Sexy Zone、Lucky Kilimanjaro、imase……ポップミュージックに広まる「休むこと」を肯定するメッセージ
応援ソング、と言えばどんなフレーズを思い出すだろう。
おそらくほとんどの人は「頑張れ」とか「負けるな」といったフレーズを想起するのではないだろうか。応援歌としてのイメージも強いヒット曲にも、そのようなメッセージがよく含まれている。例えばMr.Childrenの「終わりなき旅」(1998年)では〈高ければ高い壁の方が 登った時気持ちいいもんな〉という歌詞が印象的だし、DREAMS COME TRUEの「何度でも」(2005年)はタイトルどおり〈何度でも〉立ち上がるためにリスナーを鼓舞するようなメッセージを何度も繰り返し述べている。困難があるとして、そこに立ち向かうエールを送ることが「応援」という発想の歌が多いように感じる。扱われるテーマが仕事、勉強、スポーツ、恋愛問わず、そのケースが多い。

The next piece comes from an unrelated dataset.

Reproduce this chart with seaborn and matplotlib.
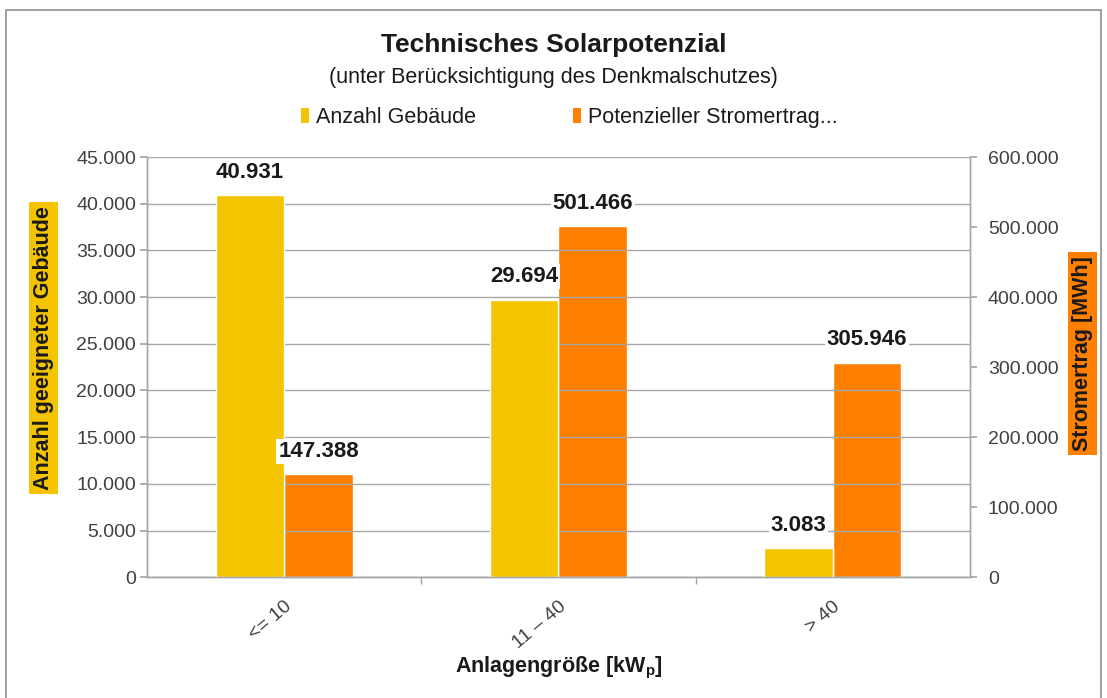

逆にいうと、その価値に反するメッセージが入った歌は、それだけで特異なポジションを持つこともある。奥田民生の「コーヒー」(1995年)はそんな代表ではないだろうか。〈休みが必要だ テレビがそう言ってる コーヒーで一息いれろといってる なるほど〉。……なるほど。当時のポップシーンにおいて、ここまで明確に〈休み〉を肯定した歌も珍しい。『奥田民生になりたいボーイと出会う男すべて狂わせるガール(マンガ版は奥田民生になりたいボーイ 出会う男すべて狂わせるガール)』というタイトルのマンガ&同名映画ものちに公開されたが、それだけ奥田民生のスタンスが特異的だった証ともいえる。『おジャ魔女どれみ』の初代オープニング曲である「おジャ魔女カーニバル!!」でも〈きっと毎日が日曜日 学校の中に遊園地 やな宿題はぜーんぶ ゴミ箱にすてちゃえ〉というフレーズがある。これも「休もう」の派生だと考えられるが、非現実的な日常が舞台のアニメ主題歌のフレーズであることを考慮すると、「頑張る」のメッセージが普遍的であることが前提のフレーズとも受け止められる。
時は経って、世の中の空気は大きく変わった。
90年〜00年代であれば、ポップミュージックにおいては少数派だったはずの「休もう」のメッセージは、少なくとも、日常レベルにおいて少しずつ普遍化することになる。もちろん、それぞれの環境によって状況は異なるとは思うが、世の空気だけで言えば、それまで「頑張れ」と声をかけていたケースも「休もう」に置き換えられることが増えてきた。それに比例して、「休もう」というフレーズが日常を生きる人々に対する応援歌のメッセージとして機能している印象を受けるのだ。実際、「休もう」のメッセージを内包したポップソングが散見されている。
Sexy Zoneのアルバム『ザ・ハイライト』に収録された、岡崎体育作詞作曲の「休みの日くらい休ませて」は、まさに「休むこと」を肯定した楽曲である。ファンキーなサウンドにのせて、メンバーが無邪気で楽しそうに歌唱するのが印象的で、サビの〈休みの日くらい休ませて〉というメッセージが高らかに響く。すでに自分たちは頑張りすぎるほどに頑張っているんだから、休みの日くらいはしっかり休もうというマインドが提示される。